Career began with a teabag

Faye Banks was written off as factory fodder when she left school at 16 with no qualifications and took unskilled work filling teabags on a production line.

The victim of a violent broken home, her childhood was spent moving around a succession of foster families and care institutions. School was something she rarely attended.

Nine years later she is celebrating being named as Young Woman Engineer of the Year, the latest in a string of awards she has won after going back to college and turning her life around.

She endured the drudgery of working on a production line for a year before taking the life-transforming decision to return to education. She attended Wakefield college in Yorkshire where in one year she passed eight GCSEs, five at grade A.

She was then taken on as an apprentice by a plastics manufacturer and added NVQs and an HNC to her list of qualifications.

Now she is studying for a masters degree in mechanical engineering at the Open University so that she can fulfil her ambition of becoming a chartered engineer and travel the world as a leading machinery designer.

"When I left school I had no direction in life," she said. "People told me I was a failure and I believed them. I was stigmatised because of my family background.

"I became so frustrated in my first job, I realised there was no way I wanted to do this for the rest of my life. Going to college gave me the opportunity to change. People there believed in me and gave me so much support. Achieving this award is just a dream for me. It is fantastic."

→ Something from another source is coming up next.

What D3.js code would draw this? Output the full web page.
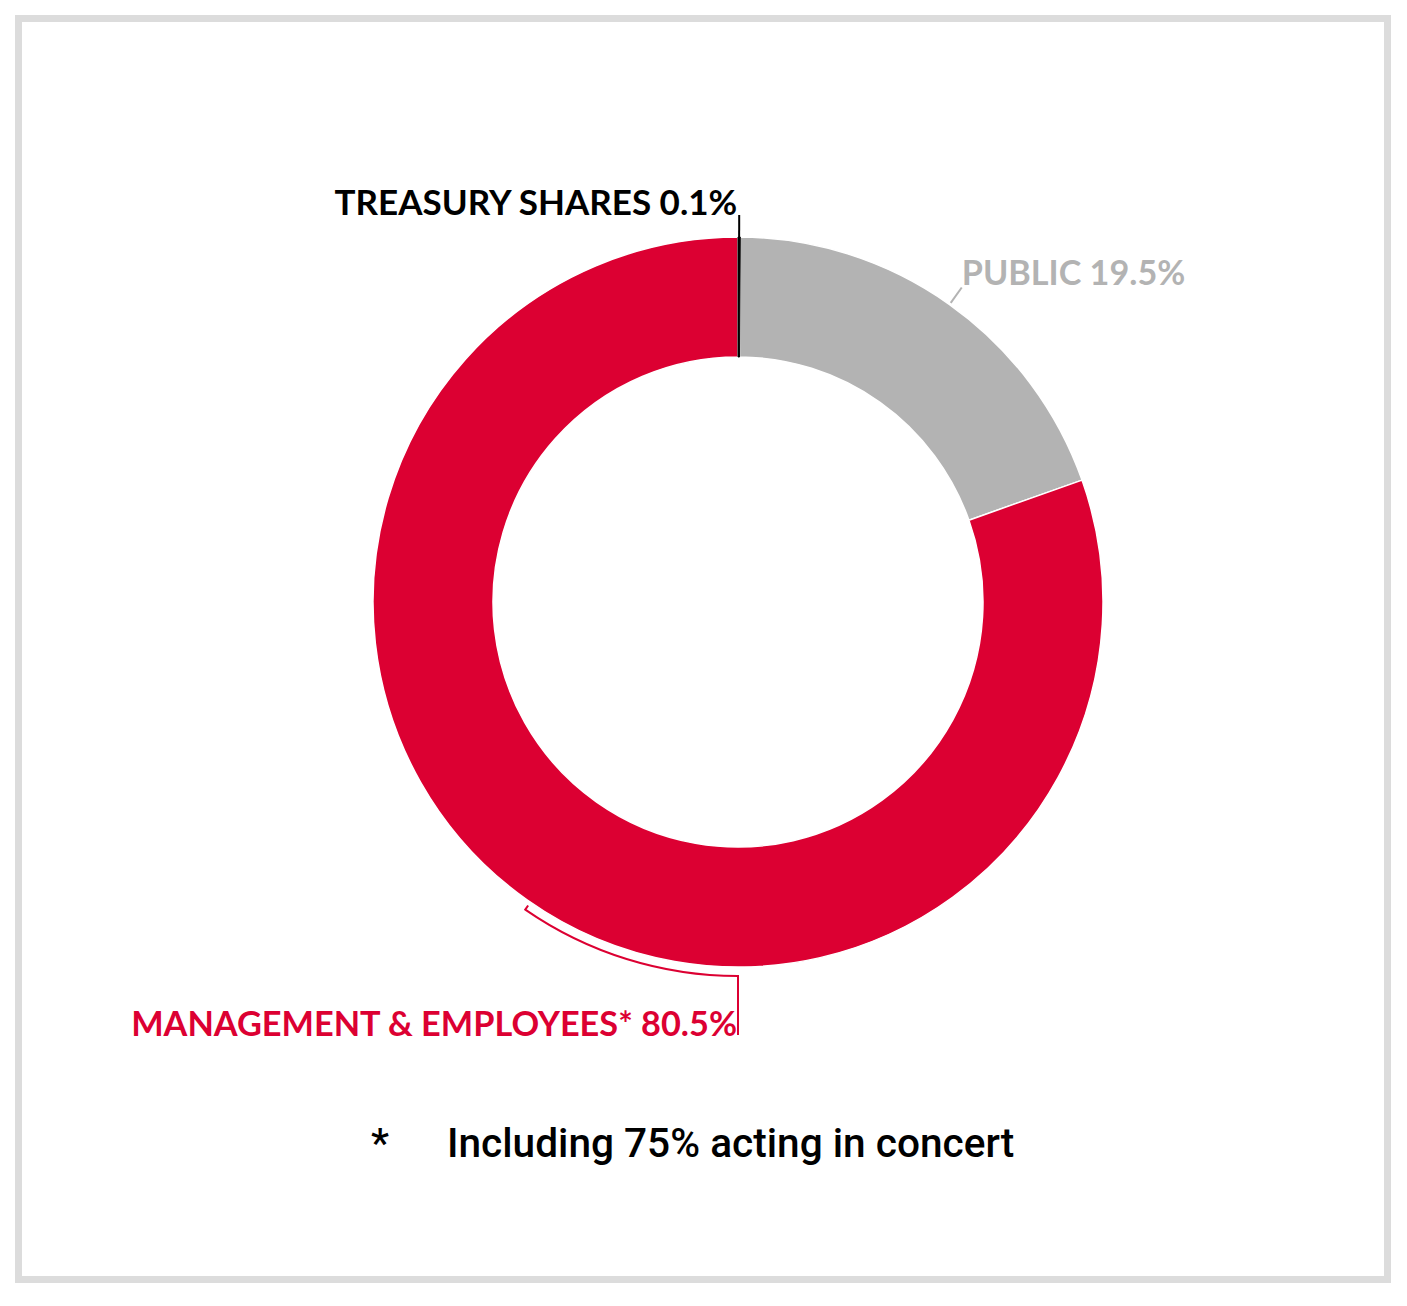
<!DOCTYPE html>
<html>
<head>
<meta charset="utf-8">
<script src="https://cdn.jsdelivr.net/npm/d3@7"></script>
<style>
  body { margin: 0; background: white; }
</style>
</head>
<body>
<svg id="chart"></svg>
<script>
// slices clockwise from 12 o'clock
var categories = ["TREASURY SHARES", "PUBLIC", "MANAGEMENT & EMPLOYEES*"]
var values = [0.1, 19.5, 80.5]
var labels = ["0.1%", "19.5%", "80.5%"]
var colors = ["#000000", "#b3b3b3", "#dc0032"]
var footnote = ["*", "Including 75% acting in concert"]

var dimensions = {
    width: 1407,
    height: 1306,
    cx: 738,
    cy: 602,
    outer: 365,
    inner: 245
}

var svg = d3.select("#chart")
    .attr("width", dimensions.width)
    .attr("height", dimensions.height)

// frame
svg.append("rect")
    .attr("x", 18.5)
    .attr("y", 18.5)
    .attr("width", 1369)
    .attr("height", 1261)
    .attr("fill", "none")
    .attr("stroke", "#dcdcdc")
    .attr("stroke-width", 7)

var data = categories.map((c, i) => ({name: c, value: values[i], label: labels[i], color: colors[i]}))

var pie = d3.pie().sort(null).value(d => d.value)
var arcs = pie(data)

var arc = d3.arc()
    .innerRadius(dimensions.inner)
    .outerRadius(dimensions.outer)

var g = svg.append("g")
    .attr("transform", `translate(${dimensions.cx},${dimensions.cy})`)

// big slices first with white separators, tiny treasury slice on top
g.selectAll("path.slice")
    .data(arcs.slice(1))
    .enter()
    .append("path")
    .attr("class", "slice")
    .attr("d", arc)
    .attr("fill", d => d.data.color)
    .attr("stroke", "white")
    .attr("stroke-width", 1.5)

g.append("path")
    .attr("d", arc(arcs[0]))
    .attr("fill", arcs[0].data.color)
    .attr("stroke", arcs[0].data.color)
    .attr("stroke-width", 1)

// point at angle a (clockwise from top) and radius r
var pt = (a, r) => [Math.sin(a) * r, -Math.cos(a) * r]

var labelFont = "Lato, sans-serif"

// treasury: straight leader up
var tMid = (arcs[0].startAngle + arcs[0].endAngle) / 2
var t0 = pt(tMid, dimensions.outer), t1 = pt(tMid, 387)
g.append("line")
    .attr("x1", t0[0]).attr("y1", t0[1])
    .attr("x2", t1[0]).attr("y2", t1[1])
    .attr("stroke", "#000").attr("stroke-width", 2)
g.append("text")
    .attr("x", t1[0] - 2)
    .attr("y", t1[1])
    .attr("text-anchor", "end")
    .style("font-family", labelFont)
    .style("font-weight", 700)
    .style("font-size", "35px")
    .attr("fill", "#000")
    .text(arcs[0].data.name + " " + arcs[0].data.label)

// public: short diagonal leader
var pMid = (arcs[1].startAngle + arcs[1].endAngle) / 2
var p0 = pt(pMid, dimensions.outer + 2), p1 = pt(pMid, 386)
g.append("line")
    .attr("x1", p0[0]).attr("y1", p0[1])
    .attr("x2", p1[0]).attr("y2", p1[1])
    .attr("stroke", "#b3b3b3").attr("stroke-width", 2)
g.append("text")
    .attr("x", p1[0])
    .attr("y", p1[1] - 2)
    .attr("text-anchor", "start")
    .style("font-family", labelFont)
    .style("font-weight", 700)
    .style("font-size", "34.2px")
    .attr("fill", "#b3b3b3")
    .text(arcs[1].data.name + " " + arcs[1].data.label)

// management: bracket arc along the bottom-left edge, then down to label
var rB = 374
var aStart = Math.PI, aEnd = Math.PI + 0.605
var path = d3.path()
var s = pt(aEnd, rB - 5), s1 = pt(aEnd, rB)
path.moveTo(s[0], s[1])
path.lineTo(s1[0], s1[1])
// d3.path arc uses angles from +x axis, clockwise in screen coords
path.arc(0, 0, rB, aEnd - Math.PI / 2, aStart - Math.PI / 2, true)
path.lineTo(0, 433)
g.append("path")
    .attr("d", path.toString())
    .attr("fill", "none")
    .attr("stroke", "#dc0032")
    .attr("stroke-width", 2)
g.append("text")
    .attr("x", -1)
    .attr("y", 434)
    .attr("text-anchor", "end")
    .style("font-family", labelFont)
    .style("font-weight", 700)
    .style("font-size", "34.3px")
    .attr("fill", "#dc0032")
    .text(arcs[2].data.name + " " + arcs[2].data.label)

// footnote
svg.append("text")
    .attr("x", 371)
    .attr("y", 1157)
    .style("font-family", "Roboto, sans-serif")
    .style("font-weight", 500)
    .style("font-size", "40.6px")
    .attr("fill", "#000")
    .text(footnote[0])
svg.append("text")
    .attr("x", 447)
    .attr("y", 1157)
    .style("font-family", "Roboto, sans-serif")
    .style("font-weight", 500)
    .style("font-size", "40.6px")
    .attr("fill", "#000")
    .text(footnote[1])
</script>
</body>
</html>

Award sponsor the Institute of Incorporated Engineers said before presenting her with her pound;1,000 prize: "Faye's determination to succeed is second to none. She's no stranger to adversity but her strength and desire to do well have led her to become a well-established engineer."

Over the next 12 months she will visit schools and colleges throughout the country promoting engineering as a career choice for other young women.

Ms Banks said it was in the tea-packing plant that she developed her passion for engineering. Whenever any technical faults occurred on her line, she had to wait for an engineer to arrive.

To understand the problems herself, she began to liaise with the engineers and that sparked her ambition.

She now works for Lever Faberge, who headhunted her two years ago after she won the Yorkshire Woman of Achievement Business Award and the Mary George Memorial Prize.

They wanted her to bring one of their deodorant production lines up to world-class standard, and sponsored her for her masters degree.

She is also an ambassador for the NSPCC, visiting children's homes to tell her story and helping others to believe that they can achieve similar success.